From Webster's Dictionary:
torture. 3: distortion, overrefinement or perversion of a meaning, argument, or a line of thought or reasoning.

Now, liberals love to use the phrase "freedom from religion" but that is simply being overly dramatic. No one is forcing them to adopt a religion, to get down and pray at the call of an imam or face imprisonment, or be required to go to temple on Saturday or church on Sunday. What they mean is "freedom from religious speech."
Well, too bad.
America doesn't operate like that. It emphasize the speaker's right, not the listener's right. And our society does that in every other aspect of Freedom of Speech.
If an evangelical sees a library display about Gay Pride Day, the government doesn't order it taken down when the evangelical says "Ooooh I'm offended," when a military veteran sees another patriot burning the American Flag on the town square he can't count on the government stepping in on behalf of the offended party.
But liberals counter there is no double standard.They say that it is two separate situations because unlike other forms of free speech the U.S. Constitution has set up a separation of church and state.
Wrong.
Here is exactly what the Constitution says: "Congress shall make no law respecting an establishment of religion, or prohibiting the free exercise thereof,"
That's ALL it says.It does NOT say anything about a separation of church and state. It says NOTHING specifically about religious speech. And it definitely does NOT say anything about freedom from religion.
The clause stems from King Henry VIII abandoning the Catholic Church so he could get a divorce. He ESTABLISHED A RELIGION -- the Church of England, setting himself up as head of the church as well as head of state. Archbishops and other church leaders could be picked by the King or Queen and a proportion of bishops get to sit in the House of Lords.
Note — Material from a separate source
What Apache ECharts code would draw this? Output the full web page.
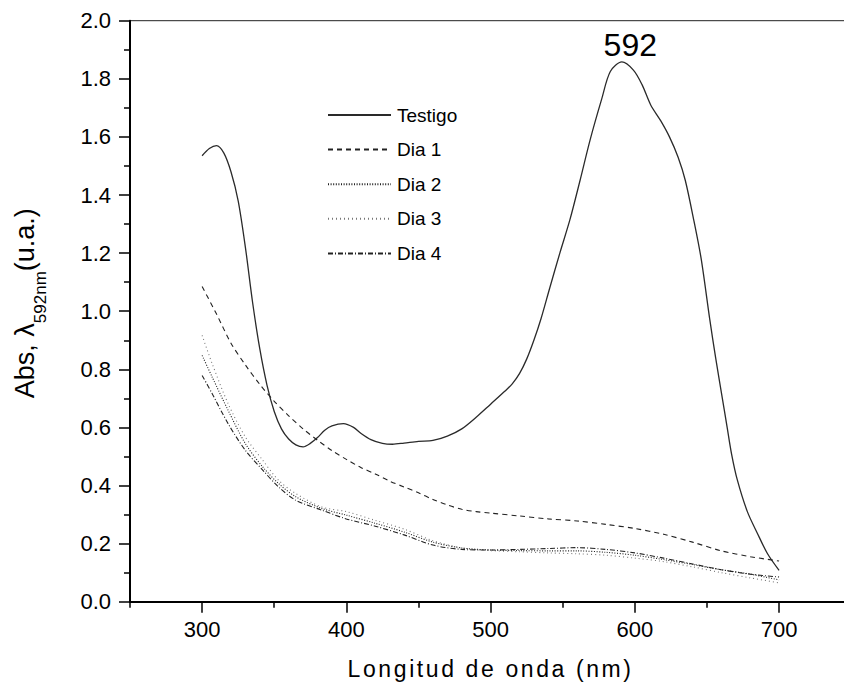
<!DOCTYPE html>
<html><head><meta charset="utf-8">
<script src="https://cdn.jsdelivr.net/npm/echarts@6/dist/echarts.min.js"></script>
<style>
html,body{margin:0;padding:0;background:#fff;}
#c{width:844px;height:692px;}
#c text[style*="23px"]{letter-spacing:2.6px;}
</style></head><body><div id="c"></div>
<script>
// ---- data ----
const seriesNames = ['Testigo', 'Dia 1', 'Dia 2', 'Dia 3', 'Dia 4'];
const xTickValues = [300, 400, 500, 600, 700];
const xMinorTickValues = [250, 350, 450, 550, 650, 750];
const peakLabel = '592';
const peakWavelength = 592;
const peakAbs = 1.858;

const testigoX = [300,305,310,315,320,325,330,335,340,345,350,355,360,365,370,375,380,385,390,398,405,410,417,425,432,440,450,460,470,480,490,500,510,515,520,525,530,535,541,548,555,562,569,577,583,591,599,605,611,618,624,630,635,641,646,652,656,660,664,667,671,678,685,692,700];
const testigoY = [1.535,1.560,1.570,1.545,1.48,1.38,1.22,1.03,0.87,0.745,0.655,0.595,0.56,0.54,0.533,0.545,0.565,0.59,0.605,0.613,0.600,0.580,0.558,0.545,0.542,0.546,0.552,0.555,0.570,0.595,0.635,0.680,0.725,0.75,0.785,0.835,0.90,0.975,1.08,1.20,1.315,1.45,1.59,1.73,1.825,1.858,1.83,1.78,1.71,1.655,1.60,1.53,1.45,1.31,1.18,0.97,0.84,0.72,0.60,0.51,0.42,0.31,0.235,0.165,0.108];

const dia1X = [300,310,320,330,340,350,360,370,380,390,400,410,420,430,440,450,460,470,480,490,500,520,540,560,580,600,620,640,660,680,700];
const dia1Y = [1.085,0.99,0.89,0.815,0.748,0.69,0.64,0.595,0.556,0.52,0.49,0.462,0.44,0.415,0.395,0.375,0.352,0.333,0.318,0.310,0.305,0.295,0.285,0.278,0.266,0.252,0.232,0.205,0.175,0.155,0.14];

const dia2X = [300,307,318,330,342,353,365,383,400,420,440,460,480,500,520,540,560,580,600,620,640,660,680,700];
const dia2Y = [0.848,0.773,0.659,0.544,0.464,0.407,0.361,0.321,0.298,0.27,0.24,0.205,0.185,0.178,0.176,0.175,0.175,0.17,0.16,0.145,0.128,0.11,0.095,0.075];

const dia3X = [300,307,318,330,342,353,365,383,400,420,440,460,480,500,520,540,560,580,600,620,640,660,680,700];
const dia3Y = [0.917,0.819,0.682,0.567,0.487,0.418,0.372,0.326,0.31,0.28,0.25,0.21,0.185,0.176,0.172,0.168,0.165,0.16,0.15,0.138,0.12,0.10,0.082,0.065];

const dia4X = [300,307,318,330,342,353,365,383,400,420,440,460,480,500,520,540,560,580,600,620,640,660,680,700];
const dia4Y = [0.779,0.716,0.613,0.521,0.453,0.395,0.349,0.315,0.285,0.26,0.23,0.195,0.18,0.178,0.18,0.183,0.186,0.18,0.168,0.15,0.13,0.11,0.095,0.085];

// ---- build ----
const zip = (xs, ys) => xs.map((x, i) => [x, ys[i]]);
const FONT = "'Liberation Sans', Arial, sans-serif";
const chart = echarts.init(document.getElementById('c'), null, {renderer: 'svg'});

const lineStyles = [
  {color: '#2a2a2a', width: 1.3, type: 'solid'},
  {color: '#222', width: 1.1, type: [5, 4]},
  {color: '#222', width: 1.1, type: [1, 1.6]},
  {color: '#777', width: 1.1, type: [1, 3]},
  {color: '#222', width: 1.1, type: [5, 2, 1, 2]}
];
const datasets = [zip(testigoX, testigoY), zip(dia1X, dia1Y), zip(dia2X, dia2Y), zip(dia3X, dia3Y), zip(dia4X, dia4Y)];

const series = seriesNames.map((name, i) => ({
  name: name,
  type: 'line',
  xAxisIndex: 0,
  yAxisIndex: 0,
  data: datasets[i],
  smooth: 0.3,
  symbol: 'none',
  lineStyle: lineStyles[i],
  itemStyle: {color: lineStyles[i].color},
  animation: false,
  z: 5 - i
}));
series[0].markPoint = {
  symbol: 'circle',
  symbolSize: 1,
  itemStyle: {color: 'rgba(0,0,0,0)'},
  data: [{coord: [peakWavelength, peakAbs]}],
  label: {
    show: true, position: 'top', distance: 0, offset: [7, 0],
    formatter: peakLabel, fontSize: 32, color: '#000', fontFamily: FONT
  }
};

const axisLineStyle = {color: '#000', width: 2};
const tickLineStyle = {color: '#000', width: 1.5};

chart.setOption({
  animation: false,
  backgroundColor: '#fff',
  grid: {left: 130, top: 20.7, width: 721.2, height: 581, outerBoundsMode: 'none', containLabel: false,
         show: true, borderColor: '#222', borderWidth: 1, backgroundColor: 'transparent'},
  legend: {
    orient: 'vertical',
    left: 327, top: 105, padding: 0,
    itemWidth: 63, itemHeight: 14, itemGap: 14.6,
    data: seriesNames,
    itemStyle: {color: 'rgba(0,0,0,0)', borderWidth: 0},
    textStyle: {fontSize: 19, color: '#000', fontFamily: FONT, lineHeight: 20, padding: [0, 0, 0, 1]}
  },
  xAxis: [{
    type: 'value', min: 250, max: 750,
    name: 'Longitud de onda (nm)', nameLocation: 'middle', nameGap: 56,
    nameTextStyle: {fontSize: 23, color: '#000', fontFamily: FONT},
    axisLine: {show: true, onZero: false, lineStyle: axisLineStyle},
    axisTick: {show: true, customValues: xTickValues, length: 11, lineStyle: tickLineStyle},
    axisLabel: {show: true, customValues: xTickValues, margin: 17, fontSize: 22, color: '#000', fontFamily: FONT},
    splitLine: {show: false}
  }, {
    type: 'value', min: 250, max: 750, position: 'bottom',
    axisLine: {show: false},
    axisTick: {show: true, customValues: xMinorTickValues, length: 6, lineStyle: tickLineStyle},
    axisLabel: {show: false},
    splitLine: {show: false}
  }],
  yAxis: {
    type: 'value', min: 0, max: 2, interval: 0.2,
    name: '{a|Abs, λ}{b|592nm}{a|(u.a.)}',
    nameLocation: 'middle', nameGap: 90, nameRotate: 90,
    nameTextStyle: {
      color: '#000', fontFamily: FONT, padding: [0, 0, 0, 16],
      rich: {
        a: {fontSize: 27, lineHeight: 30, color: '#000', fontFamily: FONT},
        b: {fontSize: 17, lineHeight: 17, padding: [30, 0, 0, 0], color: '#000', fontFamily: FONT}
      }
    },
    axisLine: {show: true, onZero: false, lineStyle: axisLineStyle},
    axisTick: {show: true, length: 11, lineStyle: tickLineStyle},
    minorTick: {show: true, splitNumber: 2, length: 6, lineStyle: tickLineStyle},
    axisLabel: {margin: 19, fontSize: 22, color: '#000', fontFamily: FONT, formatter: v => v.toFixed(1)},
    splitLine: {show: false},
    minorSplitLine: {show: false}
  },
  series: series
});
</script></body></html>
To connect that situation to a librarian voluntarily putting up a Christmas tree or nativity scene for her 5,000 patrons is utterly and completely tortured logic. A person would have to pass over a lot of steps to connect buying a $10 plastic light-up Jesus to establishment of a religion. It's pull-out-fingernails, electric-shocks-to-the-nipples torture.
As for the thought that government funding equals endorsement, well you might as well strap logic to The Rack while Barbra Streisand music blares all night long.
The government gives tax money to all sorts of groups not because they are seeking to endorse a certain way of life but because public groups should have some access to the public's money. The government made February Black History Month and provides some funding for related educational programs in schools and libraries. That does not mean government is establishing that skin color as America's official skin color.
And on an individual level, someone celebrating Black History Month should not be accused of an unwillingness to acknowledge the trials and success of those with other skin colors. Just as someone who says Merry Christmas or Happy Hanukah is not showing an unwillingness to consider other viewpoints. Maybe, just maybe, they are hoping someone has a happy holiday like the well-wisher has experienced in the past.
Congress is clearly forbidden by the Constitution from passing a law demanding a City Hall or library put up a manger but they should not be prevented from voluntarily doing it because that would be a violation of their freedom of speech.
So here's hoping liberals set logic free like they are trying to do with their political prisoners at Gitmo and support a nativity scene on Public Square as graciously as they defend a public museum hanging a Mapplethorpe photograph of someone urinating into another's mouth.